President Obama spoke last night before a packed Congress and global television audience as he delivered the State of the Union address. He certainly touched upon a lot of themes which drew applause from some and stares from others, but one of the platforms of his speech was a strong focus upon clean energy and related innovation.
Picking up on a theme U.S. Energy Secretary Steven Chu commented on late last year, President Obama called this our generation’s “Sputnik moment.” He was referring to a variety of areas of innovation including, besides clean energy, biomedical research and information technology. He highlighted how global competitors in these arenas, such as China, have already become home to the world’s largest private solar research facility, and the world’s fastest computer.
To drive clean energy and green technology innovation in the United States, Obama outlined in his speech some lofty goals designed to spark America’s green collar work force into action. These goals include breaking dependence upon oil with biofuels; becoming the first nation to have a million electric vehicles on the road by 2015; having 80 percent of America’s electricity come from clean energy sources by 2035; and, within 25 years, giving 80 percent of Americans access to high-speed rail.

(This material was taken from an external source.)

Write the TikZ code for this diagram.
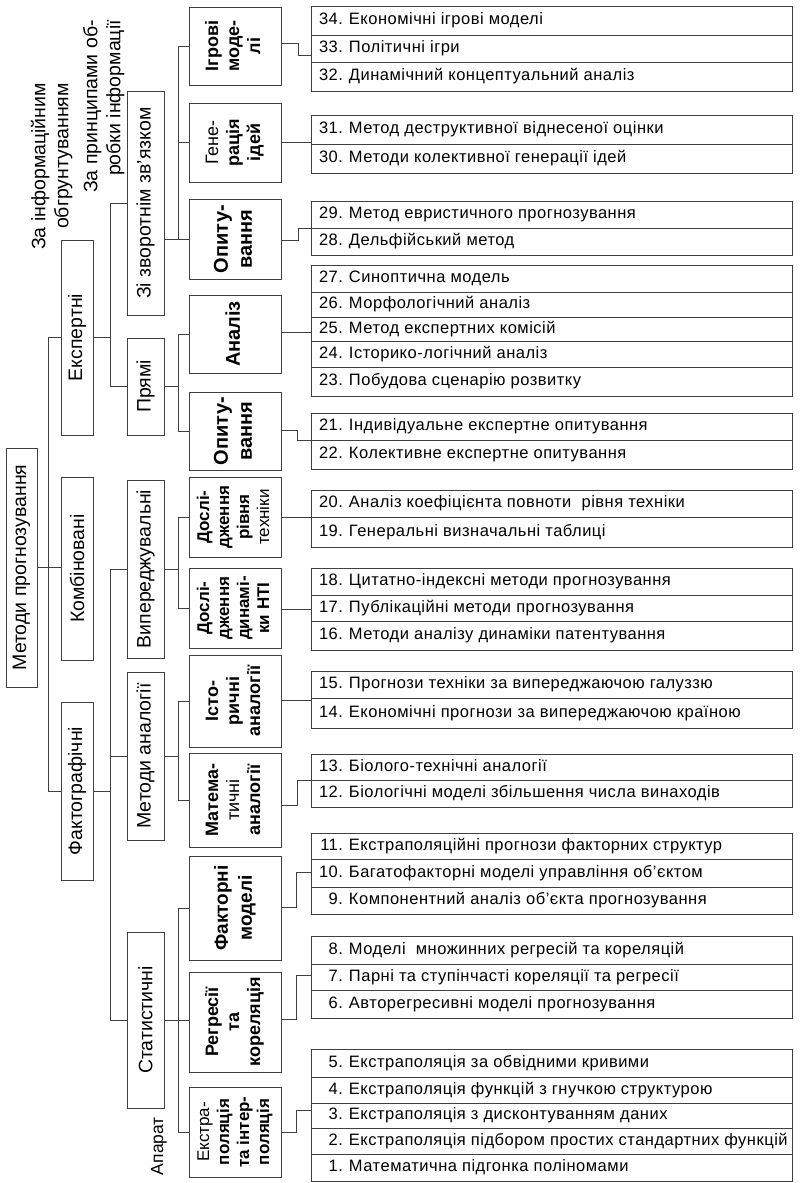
\documentclass[tikz,border=0pt]{standalone}
\usepackage{fontspec}
\setmainfont{Liberation Sans}
\newfontfamily\listfont[LetterSpace=3]{Liberation Sans}
\usepackage{graphicx}
\newcommand\vtxt[1]{\rotatebox{90}{\begin{tabular}{@{}c@{}}#1\end{tabular}}}
\newcommand\lrow[5]{\node[lrow, minimum height={#3-#2}] (#1) at (551.5,{(#2+#3)/2}) {\makebox[469pt][l]{\makebox[26pt][r]{#4}\hspace{6pt}#5}};}
\tikzset{
  ln/.style={draw=black!75, line width=1pt},
  bx/.style={draw=black!75, line width=1pt, rectangle, inner sep=0pt, outer sep=0pt},
  c12/.style={bx, font=\fontsize{19.5}{23}\selectfont},
  c4/.style={bx, minimum width=92, font=\fontsize{18}{21}\selectfont\bfseries},
  c4big/.style={c4, font=\fontsize{20}{24}\selectfont\bfseries},
  c4small/.style={c4, font=\fontsize{17}{20}\selectfont\bfseries},
  lrow/.style={draw=black!75, line width=1pt, rectangle, inner xsep=6pt, inner ysep=0pt, outer sep=0pt, minimum width=481, text height=12pt, text depth=4pt, font=\listfont\fontsize{16.5}{19}\selectfont},
  lab/.style={inner sep=0pt, font=\fontsize{19.5}{23}\selectfont}
}
\begin{document}
\begin{tikzpicture}[x=1pt,y=-1pt]
\useasboundingbox (0,0) rectangle (800,1183);
\fill[white] (0,0) rectangle (800,1183);

% top-left labels
\node[lab, anchor=north west] (lbA) at (29,83) {\rotatebox{90}{\begin{tabular}{@{}r@{}}За інформаційним\\обгрунтуванням\end{tabular}}};
\node[lab, anchor=north west] (lbB) at (81,20) {\rotatebox{90}{\begin{tabular}{@{}r@{}}За принципами об-\\робки інформації\end{tabular}}};
\node[inner sep=0pt, font=\fontsize{17.5}{20}\selectfont] (apar) at (159,1146) {\rotatebox{90}{Апарат}};

% column 1
\node[c12, minimum width=31, minimum height=239] (met) at (21.5,567.5) {\rotatebox{90}{Методи прогнозування}};
% column 2
\node[c12, minimum width=32, minimum height=195] (eks) at (77,337.5) {\rotatebox{90}{Експертні}};
\node[c12, minimum width=32, minimum height=183] (komb) at (77,568.5) {\rotatebox{90}{Комбіновані}};
\node[c12, minimum width=32, minimum height=178] (fakt) at (77,791) {\rotatebox{90}{Фактографічні}};
% column 3
\node[c12, minimum width=37, minimum height=224] (zz) at (145.5,203) {\rotatebox{90}{Зі зворотнім зв’язком}};
\node[c12, minimum width=37, minimum height=97] (pr) at (145.5,386.5) {\rotatebox{90}{Прямі}};
\node[c12, minimum width=37, minimum height=178] (vyp) at (145.5,569) {\rotatebox{90}{Випереджувальні}};
\node[c12, minimum width=37, minimum height=168] (ma) at (145.5,756) {\rotatebox{90}{Методи аналогії}};
\node[c12, minimum width=37, minimum height=176] (st) at (145.5,1020) {\rotatebox{90}{Статистичні}};
% column 4
\node[c4, minimum height=78] (igr) at (235,46) {\vtxt{Ігрові\\моде-\\лі}};
\node[c4, minimum height=79] (gen) at (235,142.5) {\vtxt{{\mdseries Гене-}\\рація\\ідей}};
\node[c4big, minimum height=80] (op1) at (235,239) {\vtxt{Опиту-\\вання}};
\node[c4big, minimum height=78] (an) at (235,334) {\vtxt{Аналіз}};
\node[c4big, minimum height=78] (op2) at (235,431) {\vtxt{Опиту-\\вання}};
\node[c4small, minimum height=80] (drt) at (235,517) {\vtxt{Дослі-\\дження\\рівня\\{\mdseries техніки}}};
\node[c4small, minimum height=80] (ddn) at (235,608) {\vtxt{Дослі-\\дження\\динамі-\\ки НТІ}};
\node[c4, minimum height=92] (ist) at (235,701) {\vtxt{Істо-\\ричні\\аналогії}};
\node[c4, minimum height=94] (mat) at (235,800) {\vtxt{Матема-\\{\mdseries тичні}\\аналогії}};
\node[c4, font=\fontsize{19}{24}\selectfont\bfseries, minimum height=104] (fak) at (235,908) {\vtxt{Факторні\\моделі}};
\node[c4, minimum height=100] (reg) at (235,1022) {\vtxt{Регресії\\та\\кореляція}};
\node[c4small, minimum height=90] (ext) at (235,1132) {\vtxt{{\mdseries Екстра-}\\поляція\\та інтер-\\поляція}};

% list rows
\lrow{r34}{6}{35}{34.}{Економічні ігрові моделі}
\lrow{r33}{35}{62}{33.}{Політичні ігри}
\lrow{r32}{62}{91}{32.}{Динамічний концептуальний аналіз}
\lrow{r31}{115}{144}{31.}{Метод деструктивної віднесеної оцінки}
\lrow{r30}{144}{173}{30.}{Методи колективної генерації ідей}
\lrow{r29}{201}{228}{29.}{Метод евристичного прогнозування}
\lrow{r28}{228}{255}{28.}{Дельфійський метод}
\lrow{r27}{265}{292}{27.}{Синоптична модель}
\lrow{r26}{292}{317}{26.}{Морфологічний аналіз}
\lrow{r25}{317}{341}{25.}{Метод експертних комісій}
\lrow{r24}{341}{367}{24.}{Історико-логічний аналіз}
\lrow{r23}{367}{396}{23.}{Побудова сценарію розвитку}
\lrow{r21}{413}{440}{21.}{Індивідуальне експертне опитування}
\lrow{r22}{440}{469}{22.}{Колективне експертне опитування}
\lrow{r20}{490}{517}{20.}{Аналіз коефіцієнта повноти\ \ рівня техніки}
\lrow{r19}{517}{547}{19.}{Генеральні визначальні таблиці}
\lrow{r18}{568}{595}{18.}{Цитатно-індексні методи прогнозування}
\lrow{r17}{595}{621}{17.}{Публікаційні методи прогнозування}
\lrow{r16}{621}{650}{16.}{Методи аналізу динаміки патентування}
\lrow{r15}{671}{698}{15.}{Прогнози техніки за випереджаючою галуззю}
\lrow{r14}{698}{728}{14.}{Економічні прогнози за випереджаючою країною}
\lrow{r13}{754}{780}{13.}{Біолого-технічні аналогії}
\lrow{r12}{780}{807}{12.}{Біологічні моделі збільшення числа винаходів}
\lrow{r11}{833}{859}{11.}{Екстраполяційні прогнози факторних структур}
\lrow{r10}{859}{887}{10.}{Багатофакторні моделі управління об’єктом}
\lrow{r9}{887}{914}{9.}{Компонентний аналіз об’єкта прогнозування}
\lrow{r8}{936}{964}{8.}{Моделі\ \ множинних регресій та кореляцій}
\lrow{r7}{964}{990}{7.}{Парні та ступінчасті кореляції та регресії}
\lrow{r6}{990}{1018}{6.}{Авторегресивні моделі прогнозування}
\lrow{r5}{1049}{1077}{5.}{Екстраполяція за обвідними кривими}
\lrow{r4}{1077}{1103}{4.}{Екстраполяція функцій з гнучкою структурою}
\lrow{r3}{1103}{1128}{3.}{Екстраполяція з дисконтуванням даних}
\lrow{r2}{1128}{1154}{2.}{Екстраполяція підбором простих стандартних функцій}
\lrow{r1}{1154}{1181}{1.}{Математична підгонка поліномами}

% connectors col1-2
\draw[ln] (met.east) -- (met.east -| komb.west);
\draw[ln] (eks.west) -- ++(-13,0) |- (fakt.west);
% col2-3
\draw[ln] (zz.west) -- ++(-17,0) |- (pr.west);
\draw[ln] (eks.east) -- ++(17,0);
\draw[ln] (vyp.west) -- ++(-17,0) |- (st.west);
\draw[ln] (ma.west) -- ++(-17,0);
\draw[ln] (fakt.east) -- ++(17,0);
% col3-4
\draw[ln] (igr.west) -- ++(-11,0) |- (op1.west);
\draw[ln] (gen.west) -- ++(-11,0);
\draw[ln] (zz.east |- op1.west) -- (op1.west);
\draw[ln] (an.west) -- ++(-11,0) |- (op2.west);
\draw[ln] (pr.east) -- ++(14,0);
\draw[ln] (drt.west) -- ++(-11,0) |- (ddn.west);
\draw[ln] (vyp.east) -- ++(14,0);
\draw[ln] (ist.west) -- ++(-11,0) |- (mat.west);
\draw[ln] (ma.east) -- ++(14,0);
\draw[ln] (fak.west) -- ++(-11,0) |- (ext.west);
\draw[ln] (st.east) -- (st.east -| reg.west);
% col4-lists
\draw[ln] (igr.east |- 0,43) -- ++(17,0) |- (r33.west |- 0,55);
\draw[ln] (gen.east) -- (gen.east -| r31.west);
\draw[ln] (op1.east |- 0,240) -- ++(17,0) |- (r28.west |- 0,228);
\draw[ln] (an.east |- 0,332) -- (r25.west |- 0,332);
\draw[ln] (op2.east |- 0,430) -- ++(16,0) |- (r22.west |- 0,440);
\draw[ln] (drt.east) -- (drt.east -| r20.west);
\draw[ln] (ddn.east |- 0,609) -- (r17.west |- 0,609);
\draw[ln] (ist.east |- 0,700) -- (r15.west |- 0,700);
\draw[ln] (mat.east |- 0,805) -- ++(16,0) |- (r12.west |- 0,780);
\draw[ln] (fak.east |- 0,907) -- ++(15,0) |- (r10.west |- 0,872);
\draw[ln] (reg.east |- 0,1019) -- ++(15,0) |- (r7.west |- 0,975);
\draw[ln] (ext.east |- 0,1132) -- ++(15,0) |- (r3.west |- 0,1110);
\end{tikzpicture}
\end{document}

In regards to the definition of what exactly clean energy is, which is a sticking point for many, Obama cast a wide net by saying “some folks want wind and solar. Others want nuclear, clean coal and natural gas. To meet this goal, we will need them all — and I urge Democrats and Republicans to work together to make it happen.”

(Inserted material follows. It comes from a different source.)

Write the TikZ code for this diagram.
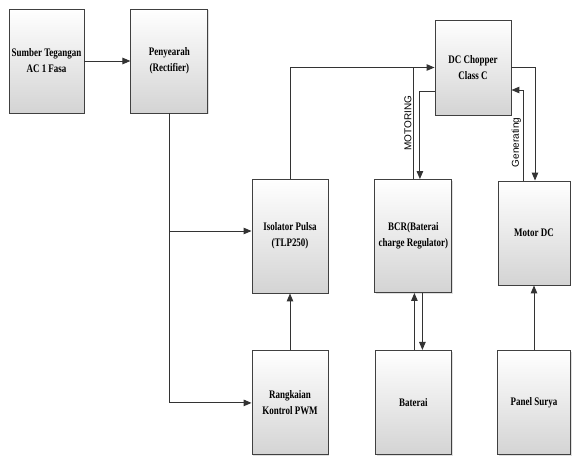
\documentclass[tikz,border=0pt]{standalone}
\usepackage{fontspec}
\setmainfont[FakeStretch=0.78]{Liberation Serif}
\newfontfamily\lblfont{Liberation Sans}
\usetikzlibrary{positioning, arrows.meta, shadows}

\tikzset{
  blok/.style={draw=black!75, line width=0.9pt, top color=white, bottom color=black!17,
    drop shadow={shadow xshift=1.2pt, shadow yshift=-1.2pt, opacity=0.25},
    align=center, font=\fontsize{11.5}{16}\selectfont\bfseries, inner sep=2pt},
  alir/.style={draw=black!80, line width=1pt, -{Triangle[length=8pt, width=6.5pt]}},
  garis/.style={draw=black!80, line width=1pt},
  ket/.style={font=\lblfont\fontsize{10}{10}\selectfont, rotate=90, anchor=south, inner sep=1.5pt},
}

\begin{document}
\begin{tikzpicture}[x=1pt, y=-1pt]
  \useasboundingbox (0,0) rectangle (572,455);
  % baris atas
  \node [blok, minimum width=75pt, minimum height=104pt] (src) at (46.5,61) {Sumber Tegangan\\AC 1 Fasa};
  \node [blok, right=46pt of src, minimum width=77pt, minimum height=104pt] (rect) {Penyearah\\(Rectifier)};
  \node [blok, minimum width=76pt, minimum height=95pt] (chop) at (473,67.5) {DC Chopper\\Class C};
  % baris tengah
  \node [blok, minimum width=76pt, minimum height=114pt] (iso) at (290,236) {Isolator Pulsa\\(TLP250)};
  \node [blok, right=46pt of iso, minimum width=77pt, minimum height=113pt] (bcr) {BCR(Baterai\\charge Regulator)};
  \node [blok, minimum width=72pt, minimum height=104pt] (mot) at (534,233) {Motor DC};
  % baris bawah
  \node [blok, below=57pt of iso, minimum width=76pt, minimum height=104pt] (pwm) {Rangkaian\\Kontrol PWM};
  \node [blok, below=57pt of bcr, minimum width=76pt, minimum height=104pt] (bat) {Baterai};
  \node [blok, below=65pt of mot, minimum width=73pt, minimum height=104pt] (pv) {Panel Surya};

  \draw [alir] (src) -- (rect);
  \draw [alir] (rect.south) |- (pwm.west);
  \draw [alir] (rect.south |- iso.west) ++(0,-5) -- ([yshift=5pt]iso.west);
  \draw [alir] (pwm) -- (iso);
  \draw [alir] (iso.north) |- (chop.west);
  \draw [garis] (bcr.north) -- node [ket] {MOTORING} (bcr.north |- chop.west);
  \draw [alir] ([yshift=-23.5pt]chop.west) -| ([xshift=6.5pt]bcr.north);
  \draw [alir] (chop.east) -| ([xshift=1pt]mot.north);
  \draw [alir] ([xshift=-11pt]mot.north) |- node [ket, pos=0.21] {Generating} ([yshift=-22.5pt]chop.east);
  \draw [alir] ([xshift=1pt]bat.north) -- ([xshift=1pt]bat.north |- bcr.south);
  \draw [alir] ([xshift=9pt]bat.north |- bcr.south) -- ([xshift=9pt]bat.north);
  \draw [alir] (pv) -- (mot);
\end{tikzpicture}
\end{document}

And to pay for all of this innovation, especially in the area of clean energy? The President said to “America’s scientists and engineers” that the government isn’t just handing out money, but rather funding “the Apollo projects of our time” that “focus on the hardest problems in clean energy.” He also called upon Congress to “eliminate the billions in taxpayer dollars we currently give to oil companies,” saying that “instead of subsidizing yesterday’s energy, let’s invest in tomorrow’s.”